:: WHAT TO WORK ON ::
Everything in the data should be repeated exactly, save for the images.

:: PROVIDED MATERIAL ::
◇ ◇ ◇

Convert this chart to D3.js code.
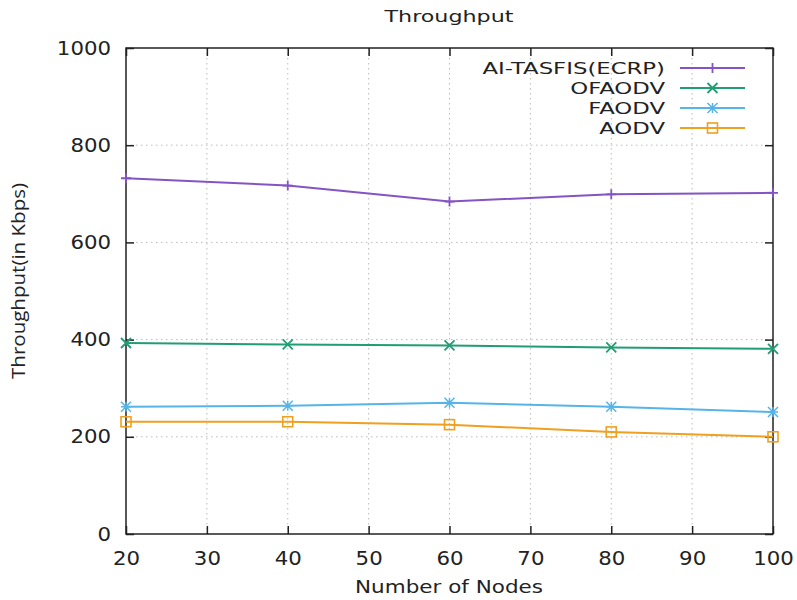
<!DOCTYPE html>
<html><head><meta charset="utf-8">
<script src="https://cdn.jsdelivr.net/npm/d3@7"></script>
<style>body{margin:0;background:#fff}svg{display:block}</style>
</head><body>
<svg id="c" width="797" height="600"></svg>
<script>
const nodes = [20, 40, 60, 80, 100];
const aiTasfis = [732, 717, 684, 699, 702];
const ofaodv = [393, 390, 388, 384, 381];
const faodv = [262, 264, 270, 262, 251];
const aodv = [231, 231, 225, 210, 200];
const seriesNames = ["AI-TASFIS(ECRP)", "OFAODV", "FAODV", "AODV"];
const seriesColors = ["#8454c4", "#1f9e74", "#56b4e9", "#eea020"];
const seriesMarkers = ["plus", "cross", "star", "square"];
const xTicks = [20, 30, 40, 50, 60, 70, 80, 90, 100];
const yTicks = [0, 200, 400, 600, 800, 1000];

const series = [aiTasfis, ofaodv, faodv, aodv].map((v, i) => ({
  name: seriesNames[i], color: seriesColors[i], marker: seriesMarkers[i],
  values: v.map((y, j) => ({x: nodes[j], y}))
}));

const svg = d3.select("#c");
const L = 126, R = 773, T = 48, B = 534;
const x = d3.scaleLinear().domain([20, 100]).range([L, R]);
const y = d3.scaleLinear().domain([0, 1000]).range([B, T]);

// widen text horizontally by a factor, keeping it real text
function stretch(sel, f) {
  sel.each(function() {
    const w = this.getComputedTextLength();
    d3.select(this).attr("textLength", w * f).attr("lengthAdjust", "spacingAndGlyphs");
  });
}

// grid
const grid = svg.append("g").attr("stroke", "#bbb").attr("stroke-dasharray", "1.5,3.5").attr("stroke-width", 1);
xTicks.slice(1, -1).forEach(t => grid.append("line").attr("x1", x(t)).attr("x2", x(t)).attr("y1", T).attr("y2", B));
yTicks.slice(1, -1).forEach(t => grid.append("line").attr("x1", L).attr("x2", R).attr("y1", y(t)).attr("y2", y(t)));

// axes
const fontTick = "DejaVu Sans";
const xAxis = svg.append("g").attr("transform", `translate(0,${B})`)
  .call(d3.axisBottom(x).tickValues(xTicks).tickSize(-8).tickPadding(16).tickFormat(d3.format("d")));
const xAxisTop = svg.append("g").attr("transform", `translate(0,${T})`)
  .call(d3.axisTop(x).tickValues(xTicks).tickSize(-8).tickFormat(""));
const yAxis = svg.append("g").attr("transform", `translate(${L},0)`)
  .call(d3.axisLeft(y).tickValues(yTicks).tickSize(-8).tickPadding(15).tickFormat(d3.format("d")));
const yAxisR = svg.append("g").attr("transform", `translate(${R},0)`)
  .call(d3.axisRight(y).tickValues(yTicks).tickSize(-8).tickFormat(""));
[xAxis, xAxisTop, yAxis, yAxisR].forEach(g => {
  g.select(".domain").remove();
  g.selectAll(".tick line").attr("stroke", "#222").attr("stroke-width", 1.5);
  g.selectAll("text").attr("font-family", fontTick).attr("font-size", 19).attr("fill", "#222");
});
xAxis.selectAll("text").attr("dy", "0.8em");
stretch(xAxis.selectAll("text"), 1.12);
stretch(yAxis.selectAll("text"), 1.12);

svg.append("rect").attr("x", L).attr("y", T).attr("width", R - L).attr("height", B - T)
  .attr("fill", "none").attr("stroke", "#222").attr("stroke-width", 1.5);

// markers
function drawMarker(g, type, cx, cy, color) {
  const s = 5;
  if (type === "plus") {
    g.append("path").attr("d", `M${cx - s},${cy}H${cx + s}M${cx},${cy - s}V${cy + s}`).attr("stroke", color).attr("stroke-width", 1.8).attr("fill", "none");
  } else if (type === "cross") {
    g.append("path").attr("d", `M${cx - s},${cy - s}L${cx + s},${cy + s}M${cx - s},${cy + s}L${cx + s},${cy - s}`).attr("stroke", color).attr("stroke-width", 1.8).attr("fill", "none");
  } else if (type === "star") {
    g.append("path").attr("d", `M${cx - s},${cy}H${cx + s}M${cx},${cy - s}V${cy + s}M${cx - s},${cy - s}L${cx + s},${cy + s}M${cx - s},${cy + s}L${cx + s},${cy - s}`).attr("stroke", color).attr("stroke-width", 1.5).attr("fill", "none");
  } else if (type === "square") {
    g.append("rect").attr("x", cx - 5).attr("y", cy - 5).attr("width", 10).attr("height", 10).attr("stroke", color).attr("stroke-width", 1.6).attr("fill", "none");
  }
}

const line = d3.line().x(d => x(d.x)).y(d => y(d.y));
series.forEach(s => {
  const g = svg.append("g");
  g.append("path").datum(s.values).attr("d", line).attr("fill", "none").attr("stroke", s.color).attr("stroke-width", 2);
  s.values.forEach(d => drawMarker(g, s.marker, x(d.x), y(d.y), s.color));
});

// legend
series.forEach((s, i) => {
  const ly = 68 + i * 20;
  const g = svg.append("g");
  const t = g.append("text").attr("x", 665).attr("y", ly).attr("dy", "0.36em").attr("text-anchor", "end")
    .attr("font-family", fontTick).attr("font-size", 16.5).attr("fill", "#222").text(s.name);
  stretch(t, 1.38);
  g.append("line").attr("x1", 680).attr("x2", 745).attr("y1", ly).attr("y2", ly).attr("stroke", s.color).attr("stroke-width", 2);
  drawMarker(g, s.marker, 712.5, ly, s.color);
});

// titles
const title = svg.append("text").attr("x", 449).attr("y", 22).attr("text-anchor", "middle")
  .attr("font-family", fontTick).attr("font-size", 15).attr("fill", "#222").text("Throughput");
stretch(title, 1.48);
const xl = svg.append("text").attr("x", 449).attr("y", 593).attr("text-anchor", "middle")
  .attr("font-family", fontTick).attr("font-size", 17).attr("fill", "#222").text("Number of Nodes");
xl.attr("textLength", 188).attr("lengthAdjust", "spacingAndGlyphs");
svg.append("text").attr("transform", "translate(25,281) rotate(-90)").attr("text-anchor", "middle")
  .attr("font-family", "Liberation Sans Narrow, Open Sans").attr("font-size", 19).attr("fill", "#222")
  .attr("textLength", 196).attr("lengthAdjust", "spacingAndGlyphs").text("Throughput(in Kbps)");
</script>
</body></html>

◇ ◇ ◇

:: THE OUTPUT ::
Convert this chart to D3.js code.
<!DOCTYPE html>
<html><head><meta charset="utf-8">
<script src="https://cdn.jsdelivr.net/npm/d3@7"></script>
<style>body{margin:0;background:#fff}svg{display:block}</style>
</head><body>
<svg id="c" width="797" height="600"></svg>
<script>
const nodes = [20, 40, 60, 80, 100];
const aiTasfis = [732, 717, 684, 699, 702];
const ofaodv = [393, 390, 388, 384, 381];
const faodv = [262, 264, 270, 262, 251];
const aodv = [231, 231, 225, 210, 200];
const seriesNames = ["AI-TASFIS(ECRP)", "OFAODV", "FAODV", "AODV"];
const seriesColors = ["#8454c4", "#1f9e74", "#56b4e9", "#eea020"];
const seriesMarkers = ["plus", "cross", "star", "square"];
const xTicks = [20, 30, 40, 50, 60, 70, 80, 90, 100];
const yTicks = [0, 200, 400, 600, 800, 1000];

const series = [aiTasfis, ofaodv, faodv, aodv].map((v, i) => ({
  name: seriesNames[i], color: seriesColors[i], marker: seriesMarkers[i],
  values: v.map((y, j) => ({x: nodes[j], y}))
}));

const svg = d3.select("#c");
const L = 126, R = 773, T = 48, B = 534;
const x = d3.scaleLinear().domain([20, 100]).range([L, R]);
const y = d3.scaleLinear().domain([0, 1000]).range([B, T]);

// widen text horizontally by a factor, keeping it real text
function stretch(sel, f) {
  sel.each(function() {
    const w = this.getComputedTextLength();
    d3.select(this).attr("textLength", w * f).attr("lengthAdjust", "spacingAndGlyphs");
  });
}

// grid
const grid = svg.append("g").attr("stroke", "#bbb").attr("stroke-dasharray", "1.5,3.5").attr("stroke-width", 1);
xTicks.slice(1, -1).forEach(t => grid.append("line").attr("x1", x(t)).attr("x2", x(t)).attr("y1", T).attr("y2", B));
yTicks.slice(1, -1).forEach(t => grid.append("line").attr("x1", L).attr("x2", R).attr("y1", y(t)).attr("y2", y(t)));

// axes
const fontTick = "DejaVu Sans";
const xAxis = svg.append("g").attr("transform", `translate(0,${B})`)
  .call(d3.axisBottom(x).tickValues(xTicks).tickSize(-8).tickPadding(16).tickFormat(d3.format("d")));
const xAxisTop = svg.append("g").attr("transform", `translate(0,${T})`)
  .call(d3.axisTop(x).tickValues(xTicks).tickSize(-8).tickFormat(""));
const yAxis = svg.append("g").attr("transform", `translate(${L},0)`)
  .call(d3.axisLeft(y).tickValues(yTicks).tickSize(-8).tickPadding(15).tickFormat(d3.format("d")));
const yAxisR = svg.append("g").attr("transform", `translate(${R},0)`)
  .call(d3.axisRight(y).tickValues(yTicks).tickSize(-8).tickFormat(""));
[xAxis, xAxisTop, yAxis, yAxisR].forEach(g => {
  g.select(".domain").remove();
  g.selectAll(".tick line").attr("stroke", "#222").attr("stroke-width", 1.5);
  g.selectAll("text").attr("font-family", fontTick).attr("font-size", 19).attr("fill", "#222");
});
xAxis.selectAll("text").attr("dy", "0.8em");
stretch(xAxis.selectAll("text"), 1.12);
stretch(yAxis.selectAll("text"), 1.12);

svg.append("rect").attr("x", L).attr("y", T).attr("width", R - L).attr("height", B - T)
  .attr("fill", "none").attr("stroke", "#222").attr("stroke-width", 1.5);

// markers
function drawMarker(g, type, cx, cy, color) {
  const s = 5;
  if (type === "plus") {
    g.append("path").attr("d", `M${cx - s},${cy}H${cx + s}M${cx},${cy - s}V${cy + s}`).attr("stroke", color).attr("stroke-width", 1.8).attr("fill", "none");
  } else if (type === "cross") {
    g.append("path").attr("d", `M${cx - s},${cy - s}L${cx + s},${cy + s}M${cx - s},${cy + s}L${cx + s},${cy - s}`).attr("stroke", color).attr("stroke-width", 1.8).attr("fill", "none");
  } else if (type === "star") {
    g.append("path").attr("d", `M${cx - s},${cy}H${cx + s}M${cx},${cy - s}V${cy + s}M${cx - s},${cy - s}L${cx + s},${cy + s}M${cx - s},${cy + s}L${cx + s},${cy - s}`).attr("stroke", color).attr("stroke-width", 1.5).attr("fill", "none");
  } else if (type === "square") {
    g.append("rect").attr("x", cx - 5).attr("y", cy - 5).attr("width", 10).attr("height", 10).attr("stroke", color).attr("stroke-width", 1.6).attr("fill", "none");
  }
}

const line = d3.line().x(d => x(d.x)).y(d => y(d.y));
series.forEach(s => {
  const g = svg.append("g");
  g.append("path").datum(s.values).attr("d", line).attr("fill", "none").attr("stroke", s.color).attr("stroke-width", 2);
  s.values.forEach(d => drawMarker(g, s.marker, x(d.x), y(d.y), s.color));
});

// legend
series.forEach((s, i) => {
  const ly = 68 + i * 20;
  const g = svg.append("g");
  const t = g.append("text").attr("x", 665).attr("y", ly).attr("dy", "0.36em").attr("text-anchor", "end")
    .attr("font-family", fontTick).attr("font-size", 16.5).attr("fill", "#222").text(s.name);
  stretch(t, 1.38);
  g.append("line").attr("x1", 680).attr("x2", 745).attr("y1", ly).attr("y2", ly).attr("stroke", s.color).attr("stroke-width", 2);
  drawMarker(g, s.marker, 712.5, ly, s.color);
});

// titles
const title = svg.append("text").attr("x", 449).attr("y", 22).attr("text-anchor", "middle")
  .attr("font-family", fontTick).attr("font-size", 15).attr("fill", "#222").text("Throughput");
stretch(title, 1.48);
const xl = svg.append("text").attr("x", 449).attr("y", 593).attr("text-anchor", "middle")
  .attr("font-family", fontTick).attr("font-size", 17).attr("fill", "#222").text("Number of Nodes");
xl.attr("textLength", 188).attr("lengthAdjust", "spacingAndGlyphs");
svg.append("text").attr("transform", "translate(25,281) rotate(-90)").attr("text-anchor", "middle")
  .attr("font-family", "Liberation Sans Narrow, Open Sans").attr("font-size", 19).attr("fill", "#222")
  .attr("textLength", 196).attr("lengthAdjust", "spacingAndGlyphs").text("Throughput(in Kbps)");
</script>
</body></html>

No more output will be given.